■ Given instruction
Your task is to copy the listing exactly. Drop any pictures from the copy.

** start Supplied information **

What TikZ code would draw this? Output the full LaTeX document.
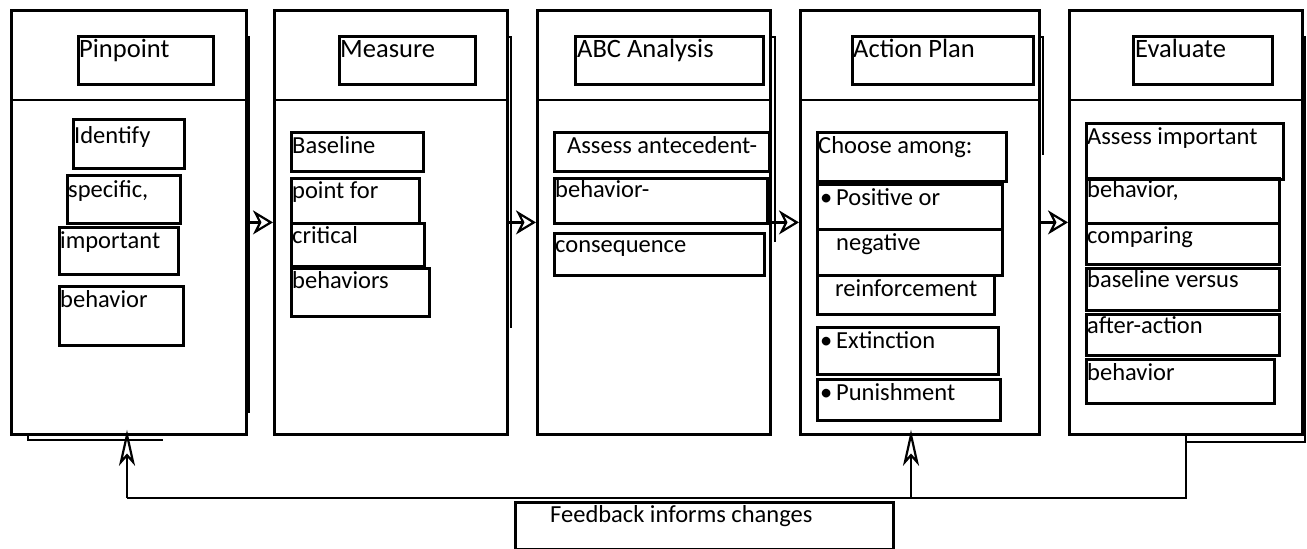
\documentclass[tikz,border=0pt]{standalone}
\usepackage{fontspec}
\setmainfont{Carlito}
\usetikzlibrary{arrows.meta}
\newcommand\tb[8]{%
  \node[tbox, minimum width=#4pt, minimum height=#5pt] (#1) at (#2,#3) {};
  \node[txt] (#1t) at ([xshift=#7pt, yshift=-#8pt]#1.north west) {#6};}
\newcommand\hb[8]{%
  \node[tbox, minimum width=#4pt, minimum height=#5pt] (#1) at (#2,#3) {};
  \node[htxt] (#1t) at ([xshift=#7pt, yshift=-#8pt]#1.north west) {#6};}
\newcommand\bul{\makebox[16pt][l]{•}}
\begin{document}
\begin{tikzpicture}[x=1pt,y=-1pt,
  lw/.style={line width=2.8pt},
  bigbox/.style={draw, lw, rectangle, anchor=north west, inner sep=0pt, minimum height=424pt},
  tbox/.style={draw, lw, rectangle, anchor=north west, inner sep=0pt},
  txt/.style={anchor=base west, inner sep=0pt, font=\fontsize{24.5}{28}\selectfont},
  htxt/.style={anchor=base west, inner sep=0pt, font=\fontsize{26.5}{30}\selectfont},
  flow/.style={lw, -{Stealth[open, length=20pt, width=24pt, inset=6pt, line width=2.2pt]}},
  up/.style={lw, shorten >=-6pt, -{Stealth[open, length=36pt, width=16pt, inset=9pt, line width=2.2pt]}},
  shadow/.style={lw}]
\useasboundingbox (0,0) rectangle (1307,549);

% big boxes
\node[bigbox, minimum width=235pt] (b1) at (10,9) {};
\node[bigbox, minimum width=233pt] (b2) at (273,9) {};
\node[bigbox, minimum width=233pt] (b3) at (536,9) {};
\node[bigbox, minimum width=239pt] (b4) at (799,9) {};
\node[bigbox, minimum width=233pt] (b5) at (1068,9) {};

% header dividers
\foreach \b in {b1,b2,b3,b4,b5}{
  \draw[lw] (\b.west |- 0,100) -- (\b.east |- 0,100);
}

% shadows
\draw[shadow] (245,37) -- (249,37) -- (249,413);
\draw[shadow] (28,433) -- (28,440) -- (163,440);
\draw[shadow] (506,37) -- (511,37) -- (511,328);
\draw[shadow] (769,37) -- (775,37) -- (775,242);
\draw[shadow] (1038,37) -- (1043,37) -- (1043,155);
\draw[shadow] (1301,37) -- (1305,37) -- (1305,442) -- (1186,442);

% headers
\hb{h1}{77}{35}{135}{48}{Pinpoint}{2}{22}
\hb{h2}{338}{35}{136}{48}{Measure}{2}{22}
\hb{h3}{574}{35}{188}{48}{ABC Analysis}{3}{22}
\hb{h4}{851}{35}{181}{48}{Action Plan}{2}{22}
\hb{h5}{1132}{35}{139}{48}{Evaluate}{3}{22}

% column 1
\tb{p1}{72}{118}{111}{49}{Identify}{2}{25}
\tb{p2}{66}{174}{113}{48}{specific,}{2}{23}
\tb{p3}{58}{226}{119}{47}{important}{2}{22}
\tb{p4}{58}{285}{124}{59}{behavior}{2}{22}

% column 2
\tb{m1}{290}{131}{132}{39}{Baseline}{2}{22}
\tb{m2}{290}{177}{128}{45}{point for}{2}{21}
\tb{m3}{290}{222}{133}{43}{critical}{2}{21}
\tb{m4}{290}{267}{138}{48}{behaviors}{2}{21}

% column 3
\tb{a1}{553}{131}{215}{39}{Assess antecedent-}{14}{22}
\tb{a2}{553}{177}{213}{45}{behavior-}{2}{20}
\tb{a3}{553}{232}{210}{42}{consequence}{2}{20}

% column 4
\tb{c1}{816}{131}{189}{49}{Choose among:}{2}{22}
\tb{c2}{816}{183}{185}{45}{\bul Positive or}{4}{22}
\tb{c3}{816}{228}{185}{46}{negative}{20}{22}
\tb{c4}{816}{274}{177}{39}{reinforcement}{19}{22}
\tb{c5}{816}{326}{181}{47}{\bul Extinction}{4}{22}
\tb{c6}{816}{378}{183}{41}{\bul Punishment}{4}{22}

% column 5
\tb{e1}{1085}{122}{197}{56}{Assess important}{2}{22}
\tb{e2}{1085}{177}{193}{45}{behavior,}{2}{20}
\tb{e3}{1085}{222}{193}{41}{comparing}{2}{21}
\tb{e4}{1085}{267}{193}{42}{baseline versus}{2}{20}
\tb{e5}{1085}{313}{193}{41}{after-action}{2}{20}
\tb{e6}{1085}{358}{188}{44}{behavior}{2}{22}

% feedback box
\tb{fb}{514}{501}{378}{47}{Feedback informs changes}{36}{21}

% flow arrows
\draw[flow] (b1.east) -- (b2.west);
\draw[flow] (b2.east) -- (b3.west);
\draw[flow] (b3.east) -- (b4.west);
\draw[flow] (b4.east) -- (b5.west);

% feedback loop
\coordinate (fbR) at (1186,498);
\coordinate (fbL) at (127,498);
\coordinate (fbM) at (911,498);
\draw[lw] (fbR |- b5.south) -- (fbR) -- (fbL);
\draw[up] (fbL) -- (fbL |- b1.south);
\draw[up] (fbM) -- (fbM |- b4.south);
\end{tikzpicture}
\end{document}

** end Supplied information **

■ Solution
What TikZ code would draw this? Output the full LaTeX document.
\documentclass[tikz,border=0pt]{standalone}
\usepackage{fontspec}
\setmainfont{Carlito}
\usetikzlibrary{arrows.meta}
\newcommand\tb[8]{%
  \node[tbox, minimum width=#4pt, minimum height=#5pt] (#1) at (#2,#3) {};
  \node[txt] (#1t) at ([xshift=#7pt, yshift=-#8pt]#1.north west) {#6};}
\newcommand\hb[8]{%
  \node[tbox, minimum width=#4pt, minimum height=#5pt] (#1) at (#2,#3) {};
  \node[htxt] (#1t) at ([xshift=#7pt, yshift=-#8pt]#1.north west) {#6};}
\newcommand\bul{\makebox[16pt][l]{•}}
\begin{document}
\begin{tikzpicture}[x=1pt,y=-1pt,
  lw/.style={line width=2.8pt},
  bigbox/.style={draw, lw, rectangle, anchor=north west, inner sep=0pt, minimum height=424pt},
  tbox/.style={draw, lw, rectangle, anchor=north west, inner sep=0pt},
  txt/.style={anchor=base west, inner sep=0pt, font=\fontsize{24.5}{28}\selectfont},
  htxt/.style={anchor=base west, inner sep=0pt, font=\fontsize{26.5}{30}\selectfont},
  flow/.style={lw, -{Stealth[open, length=20pt, width=24pt, inset=6pt, line width=2.2pt]}},
  up/.style={lw, shorten >=-6pt, -{Stealth[open, length=36pt, width=16pt, inset=9pt, line width=2.2pt]}},
  shadow/.style={lw}]
\useasboundingbox (0,0) rectangle (1307,549);

% big boxes
\node[bigbox, minimum width=235pt] (b1) at (10,9) {};
\node[bigbox, minimum width=233pt] (b2) at (273,9) {};
\node[bigbox, minimum width=233pt] (b3) at (536,9) {};
\node[bigbox, minimum width=239pt] (b4) at (799,9) {};
\node[bigbox, minimum width=233pt] (b5) at (1068,9) {};

% header dividers
\foreach \b in {b1,b2,b3,b4,b5}{
  \draw[lw] (\b.west |- 0,100) -- (\b.east |- 0,100);
}

% shadows
\draw[shadow] (245,37) -- (249,37) -- (249,413);
\draw[shadow] (28,433) -- (28,440) -- (163,440);
\draw[shadow] (506,37) -- (511,37) -- (511,328);
\draw[shadow] (769,37) -- (775,37) -- (775,242);
\draw[shadow] (1038,37) -- (1043,37) -- (1043,155);
\draw[shadow] (1301,37) -- (1305,37) -- (1305,442) -- (1186,442);

% headers
\hb{h1}{77}{35}{135}{48}{Pinpoint}{2}{22}
\hb{h2}{338}{35}{136}{48}{Measure}{2}{22}
\hb{h3}{574}{35}{188}{48}{ABC Analysis}{3}{22}
\hb{h4}{851}{35}{181}{48}{Action Plan}{2}{22}
\hb{h5}{1132}{35}{139}{48}{Evaluate}{3}{22}

% column 1
\tb{p1}{72}{118}{111}{49}{Identify}{2}{25}
\tb{p2}{66}{174}{113}{48}{specific,}{2}{23}
\tb{p3}{58}{226}{119}{47}{important}{2}{22}
\tb{p4}{58}{285}{124}{59}{behavior}{2}{22}

% column 2
\tb{m1}{290}{131}{132}{39}{Baseline}{2}{22}
\tb{m2}{290}{177}{128}{45}{point for}{2}{21}
\tb{m3}{290}{222}{133}{43}{critical}{2}{21}
\tb{m4}{290}{267}{138}{48}{behaviors}{2}{21}

% column 3
\tb{a1}{553}{131}{215}{39}{Assess antecedent-}{14}{22}
\tb{a2}{553}{177}{213}{45}{behavior-}{2}{20}
\tb{a3}{553}{232}{210}{42}{consequence}{2}{20}

% column 4
\tb{c1}{816}{131}{189}{49}{Choose among:}{2}{22}
\tb{c2}{816}{183}{185}{45}{\bul Positive or}{4}{22}
\tb{c3}{816}{228}{185}{46}{negative}{20}{22}
\tb{c4}{816}{274}{177}{39}{reinforcement}{19}{22}
\tb{c5}{816}{326}{181}{47}{\bul Extinction}{4}{22}
\tb{c6}{816}{378}{183}{41}{\bul Punishment}{4}{22}

% column 5
\tb{e1}{1085}{122}{197}{56}{Assess important}{2}{22}
\tb{e2}{1085}{177}{193}{45}{behavior,}{2}{20}
\tb{e3}{1085}{222}{193}{41}{comparing}{2}{21}
\tb{e4}{1085}{267}{193}{42}{baseline versus}{2}{20}
\tb{e5}{1085}{313}{193}{41}{after-action}{2}{20}
\tb{e6}{1085}{358}{188}{44}{behavior}{2}{22}

% feedback box
\tb{fb}{514}{501}{378}{47}{Feedback informs changes}{36}{21}

% flow arrows
\draw[flow] (b1.east) -- (b2.west);
\draw[flow] (b2.east) -- (b3.west);
\draw[flow] (b3.east) -- (b4.west);
\draw[flow] (b4.east) -- (b5.west);

% feedback loop
\coordinate (fbR) at (1186,498);
\coordinate (fbL) at (127,498);
\coordinate (fbM) at (911,498);
\draw[lw] (fbR |- b5.south) -- (fbR) -- (fbL);
\draw[up] (fbL) -- (fbL |- b1.south);
\draw[up] (fbM) -- (fbM |- b4.south);
\end{tikzpicture}
\end{document}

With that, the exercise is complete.